2.6.31 A meeting of senior SYP officers had been held earlier in the day at which CC Wright had stated that 'if we [SYP] leave it to the West Midlands to provide the evidence we might not get the broad scope of events flowing in'.[9] SYP would need to be 'the authors of most of the information fed in'.

2.6.32 WMP Chief Constable Geoffrey Dear visited Sheffield on 18 April accompanied by Assistant Chief Constable Mervyn Jones.[10] ACC Jones returned the next day with three senior officers 'and informed members of the team that the West Midlands Police would be taking over all aspects of the enquiry'.[11] The SYP team was 'instructed to not pursue any further enquiries into the incident'.

2.6.33 WMP assumed control on 20 April and four days later the outside force took possession of the evidence collated by SYP.[12] A team of officers was established within SYP, headed by Chief Superintendent Donald Denton, to liaise with the WMP investigation.[13] A second team of SYP officers led by Chief Superintendent Terry Wain was tasked with gathering evidence for the submission to the Judicial Inquiry.[14]

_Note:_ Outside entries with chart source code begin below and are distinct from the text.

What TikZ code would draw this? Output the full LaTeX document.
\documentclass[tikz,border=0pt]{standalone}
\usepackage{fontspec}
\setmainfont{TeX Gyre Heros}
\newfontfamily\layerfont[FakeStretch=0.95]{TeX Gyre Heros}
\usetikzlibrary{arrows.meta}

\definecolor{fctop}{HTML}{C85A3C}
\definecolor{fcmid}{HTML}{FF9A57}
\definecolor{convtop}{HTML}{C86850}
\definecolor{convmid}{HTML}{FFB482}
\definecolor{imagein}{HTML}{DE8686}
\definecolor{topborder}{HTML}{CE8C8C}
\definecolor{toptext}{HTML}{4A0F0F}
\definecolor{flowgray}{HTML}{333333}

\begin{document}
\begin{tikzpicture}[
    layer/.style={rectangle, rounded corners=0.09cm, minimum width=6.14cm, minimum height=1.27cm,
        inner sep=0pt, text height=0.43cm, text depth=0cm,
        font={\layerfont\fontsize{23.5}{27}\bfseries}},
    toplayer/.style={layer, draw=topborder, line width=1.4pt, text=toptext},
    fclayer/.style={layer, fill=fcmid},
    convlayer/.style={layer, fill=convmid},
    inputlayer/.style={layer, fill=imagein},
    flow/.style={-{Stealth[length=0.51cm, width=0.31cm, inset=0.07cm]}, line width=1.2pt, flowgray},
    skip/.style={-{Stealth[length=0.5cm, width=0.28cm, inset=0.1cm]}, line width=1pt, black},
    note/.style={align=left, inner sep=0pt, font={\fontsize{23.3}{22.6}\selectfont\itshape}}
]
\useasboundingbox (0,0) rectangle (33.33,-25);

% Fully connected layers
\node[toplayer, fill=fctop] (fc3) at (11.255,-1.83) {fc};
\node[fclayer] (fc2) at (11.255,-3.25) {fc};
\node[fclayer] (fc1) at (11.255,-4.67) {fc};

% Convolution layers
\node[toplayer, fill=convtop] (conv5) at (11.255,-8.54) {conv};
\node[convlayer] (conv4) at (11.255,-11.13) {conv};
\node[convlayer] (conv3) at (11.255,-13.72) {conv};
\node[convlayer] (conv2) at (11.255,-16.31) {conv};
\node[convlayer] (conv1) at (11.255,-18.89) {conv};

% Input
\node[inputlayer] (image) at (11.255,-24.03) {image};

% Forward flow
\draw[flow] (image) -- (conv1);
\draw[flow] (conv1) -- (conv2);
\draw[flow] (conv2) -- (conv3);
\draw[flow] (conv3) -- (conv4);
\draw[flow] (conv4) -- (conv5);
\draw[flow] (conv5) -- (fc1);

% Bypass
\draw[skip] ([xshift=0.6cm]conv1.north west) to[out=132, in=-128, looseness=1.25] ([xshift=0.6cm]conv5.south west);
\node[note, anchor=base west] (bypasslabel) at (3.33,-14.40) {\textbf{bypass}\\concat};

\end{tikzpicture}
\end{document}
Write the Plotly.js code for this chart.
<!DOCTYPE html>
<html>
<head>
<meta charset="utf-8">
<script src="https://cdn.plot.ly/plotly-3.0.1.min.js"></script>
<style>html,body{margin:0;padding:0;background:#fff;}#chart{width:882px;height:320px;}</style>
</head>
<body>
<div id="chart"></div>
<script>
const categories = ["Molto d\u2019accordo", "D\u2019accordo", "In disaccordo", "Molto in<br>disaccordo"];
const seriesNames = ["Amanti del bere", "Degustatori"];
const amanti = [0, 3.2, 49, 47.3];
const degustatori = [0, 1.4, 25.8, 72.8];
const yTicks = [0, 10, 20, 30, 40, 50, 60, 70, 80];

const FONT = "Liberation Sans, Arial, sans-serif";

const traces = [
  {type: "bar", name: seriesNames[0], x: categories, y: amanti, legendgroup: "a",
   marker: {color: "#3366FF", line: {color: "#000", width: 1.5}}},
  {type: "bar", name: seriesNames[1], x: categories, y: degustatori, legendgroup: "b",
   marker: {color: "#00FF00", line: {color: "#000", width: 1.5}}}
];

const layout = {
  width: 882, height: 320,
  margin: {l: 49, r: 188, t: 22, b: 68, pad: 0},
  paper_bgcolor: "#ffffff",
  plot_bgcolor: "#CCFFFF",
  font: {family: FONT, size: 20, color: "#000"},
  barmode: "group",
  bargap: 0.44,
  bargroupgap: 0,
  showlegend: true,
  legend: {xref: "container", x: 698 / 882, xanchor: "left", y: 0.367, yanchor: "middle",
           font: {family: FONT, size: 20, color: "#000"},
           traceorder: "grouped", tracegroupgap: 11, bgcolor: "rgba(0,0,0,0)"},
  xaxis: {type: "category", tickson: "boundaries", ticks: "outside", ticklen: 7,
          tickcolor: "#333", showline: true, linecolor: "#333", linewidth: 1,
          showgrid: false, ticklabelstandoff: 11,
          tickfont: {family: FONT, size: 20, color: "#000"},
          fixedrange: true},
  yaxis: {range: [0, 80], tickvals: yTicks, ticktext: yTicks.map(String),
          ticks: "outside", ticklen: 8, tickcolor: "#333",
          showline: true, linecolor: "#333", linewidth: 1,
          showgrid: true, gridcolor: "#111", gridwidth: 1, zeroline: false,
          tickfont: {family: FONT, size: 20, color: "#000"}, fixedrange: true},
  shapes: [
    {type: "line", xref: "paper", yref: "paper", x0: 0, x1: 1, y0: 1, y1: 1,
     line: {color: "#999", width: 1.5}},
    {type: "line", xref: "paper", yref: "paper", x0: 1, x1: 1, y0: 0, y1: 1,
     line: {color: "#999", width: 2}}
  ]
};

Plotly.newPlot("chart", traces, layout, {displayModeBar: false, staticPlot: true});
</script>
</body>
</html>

[1] Memorandum from Sir Richard Barratt, Her Majesty's Chief Inspector of Constabulary, to Mr Addison, Home Office,12 June 1989, HOM000006720001, pp1-3.
[2] Internal Home Office memorandum, 4 May 1989, HOM000007740001, p1.
[3] Home Office file note entitled 'Link between Taylor Inquiry and West Midlands Police Inquiry', undated, HOM000007610001, p1.
[4] Notes of Chief Constable's briefing with operational staff engaged on FA Cup duties, 9.00am 16 April 1989, SYP000096360001, pp19-42. 
[5] Drafts of the Home Secretary's statement to the Commons about the Hillsborough disaster, with associated briefing notes, 17 April 1989, CMS000011940001, p6.
[6] Lobby briefing, 11am 18 April 1989, ING000000020001, p3.
[7] Scraton, P Hillsborough: The Truth Edinburgh: Mainstream Publications, 1999 (1st Edn).
[8] Briefing notes from South Yorkshire Police for briefing held on 17 April 1989, SYP000010190001, pp1-24.
[9] Note of meeting held on Monday 17 April, SYP000096360001, pp43-51 (quote on p50).
[10] Lord Justice Taylor also visited Sheffield on 18 April 1989. A number of organisations disclosed material to the Panel relating to an allegation made by an SYP officer against LJ Taylor and CC Dear in relation to that visit (for example, at SYP000151710001). In view of the officer's junior rank, their name has been withheld from publication.
An SYP officer allocated to driving duty that day later alleged overhearing a comment passed from LJ Taylor to CC Dear that, 'I suppose you realise that to give this inquiry any credibility we have to apportion the majority of the blame on the police?' CC Dear was alleged to have replied 'I suppose we do'. The allegation was not reported by the officer until almost exactly a year later, on 12 April 1990, after the officer has discussed the matter with Superintendent Norman Bettison.
At the request of SYP, the allegation was considered by the DPP and the Home Office. The DPP, Allan Green, advised that - even assuming the claim were true - no criminal offence had been committed. At the request of SYP, the DPP also took Counsel's advice, which confirmed his view.
Officials from the Home Office met with LJ Taylor and Mr Dear to discuss the allegation. LJ Taylor 'immediately rejected' the suggestion, calling it 'nonsense'. Mr Dear could not recall the conversation but 'would have objected' to any suggestion of bias. LJ Taylor, he said, had been 'scrupulously fair ... in his pursuit of the truth'.
The matter was taken no further.
[11] Note by Chief Superintendent Denton, 31 July 1989, SYP000096900001, p7.
[12] One of the issues under investigation at this stage was the theft of two CCTV tapes belonging to Sheffield Wednesday Football Club. Documents relating to the missing tapes - which have not been located - can be found in a report sent from Assistant Chief Constable Stuart Anderson to Mr Peter Metcalf on 11 May 1989 (SYP000160280001), in an 'Action' recording the outcome of the police investigation (SYP000127080001, pp46-47) and in the witness statements of Roger Houldsworth, the SWFC video operator (SYP000038680001), PC Guest (SYP000007660001), a CCTV contractor (SYP000038700001, pp396-397) and Douglas Lock (SYP000007670001).
[13] See, for example, extensive papers in SYP000096870001.
[14] Chief Superintendent Wain's briefing notes, 26 April 1989, SYP000097200001, pp1-6.